Built-in obsolescence

Two PrintersFollowing the sudden failure and consequent death* of my Epson Printer yesterday, I am now the owner of a fourth ‘new’ printer since my self-employment began in 2005. There was a fifth, which I carried forward into self-employment, but that was retired fairly early on due to its age. It was put out to grass with Sharon until she passed it on to Betony, who (as a teenager) found it useful the odd time she needed to print a page and my shiny new laser printer wasn’t available.

So the average age of a printer is what? Two years? Really – just two years, IS THAT ALL?

The HP Laser printer was a huge disappointment. I can’t remember exactly how it died, or why, but it hadn’t fulfilled my expectations anyway – being unreliable and of patchy quality. It was binned within two years, I do remember that.  We then had an HP all-in-one inkjet which, to be fair, produced a better output than the laser jobbie. That one must have lasted over two years – which was still a disappointment, because the only reason IT DIED was that some chip somewhere inside it said that it should die. We simply couldn’t make it work well once it had started playing up.

So then, thinking that HP were rubbish, we moved to Epson and bought an Epson Stylus Photo PX720WD. This came with all singing and dancing ‘stuff’ we didn’t really need but it was a 6-ink printer with a bloody good write-up. Its print, scan and copy quality were second to now. Also, as we had learned to do with the HP Inkjet, we bought a non-proprietary ‘ink-system’ to negate the exorbitant cost of proprietary inks. This worked well. Every now and again, we had to tell the printer that we had bought new ink (there’s a chip in the  proprietary ink cartridge that tells it when to shout ’empty’, even if it isn’t) and everything was hunky dory.

Yesterday then, was a surprise when it said that its ink pads were at the end of their life and we should take it to Epson for replacement. Research told me that I wasn’t the only person this had happened to. E.g.
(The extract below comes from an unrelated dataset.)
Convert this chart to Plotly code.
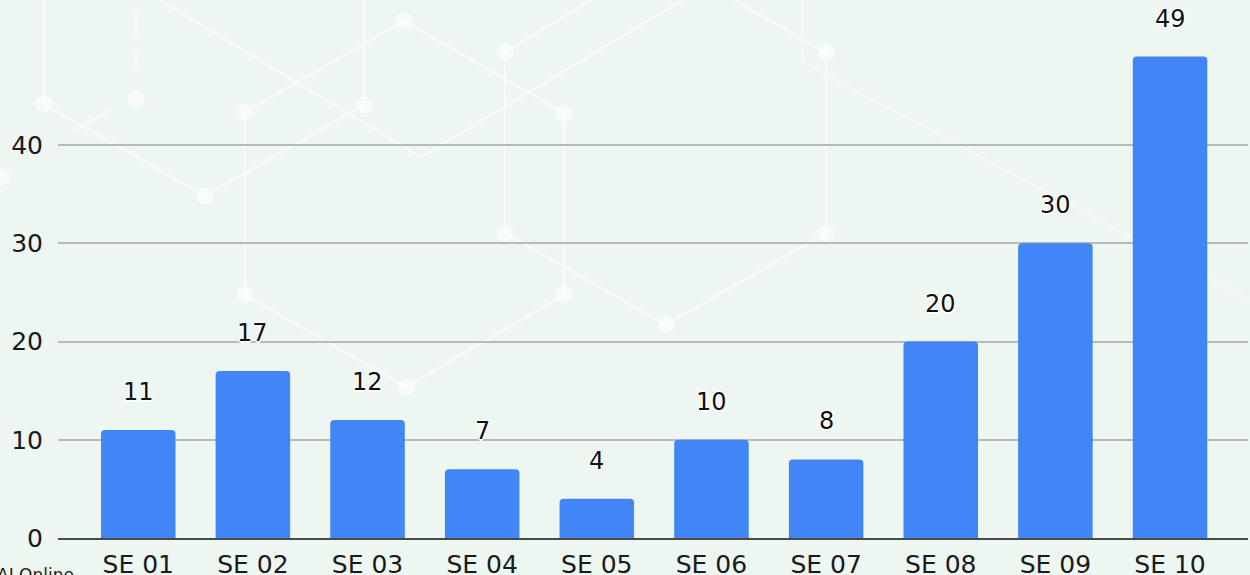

My Epson PX800FW all-in-one has started displaying a strange message about the ink pads (not carts note) coming to the end of their service life and to contact Epson support. A quick look on the Epson site basically states that you can get them repaired but they are prohibitively expensive usually, but not to worry because they only tend to go after years of use and/or very heavy use and so typically the printer will be replaced for other reasons before it comes an issue. [from: http://forums.bit-tech.net/showthread.php?t=184732]

Most forums recommended a download that would cure the problem, some sites offer help at a cost but none seemed to help me with the fact that I wanted to print NOW. I did try the download, but the printer simply refused to talk to either the Mac or the PC – it simply said ‘take me to me maker’.

So we’ve bought another printer today. We tried the Espon site and looked at all the spec, then checked out the various retailers (Argos, PC World, Curry’s, Tesco etc.) hoping we could pick one up quickly but despite them showing on their sites – once we got to the ‘buy’ area it said ‘out of stock’ – tough titty basically! How these sites survive, I’ve no idea. I understand that the shops might not hold stock, but surely they can move pieces from the Central Distribution Depot to the shop within 48 hours.

Amazon did the job in less than 18. Around 4.00pm yesterday we paid £7 for delivery before 1:00pm the next day (today). it was with us by 8.40am! Brilliant.

We’ve gone for a cheap unit this time. 4 inks (system ordered and on its way), gravity feed etc. but if it’s not going to last two years due to built-in obsolescence, we might as well pay £60 than £200.

* Death might be too harsh a word – I intend to try and get it repaired, after all i only need to override the chip that Epson put in. I must remember that they SOLD it to me, they didn’t rent it to me, so i have no obligation to go to them for repair.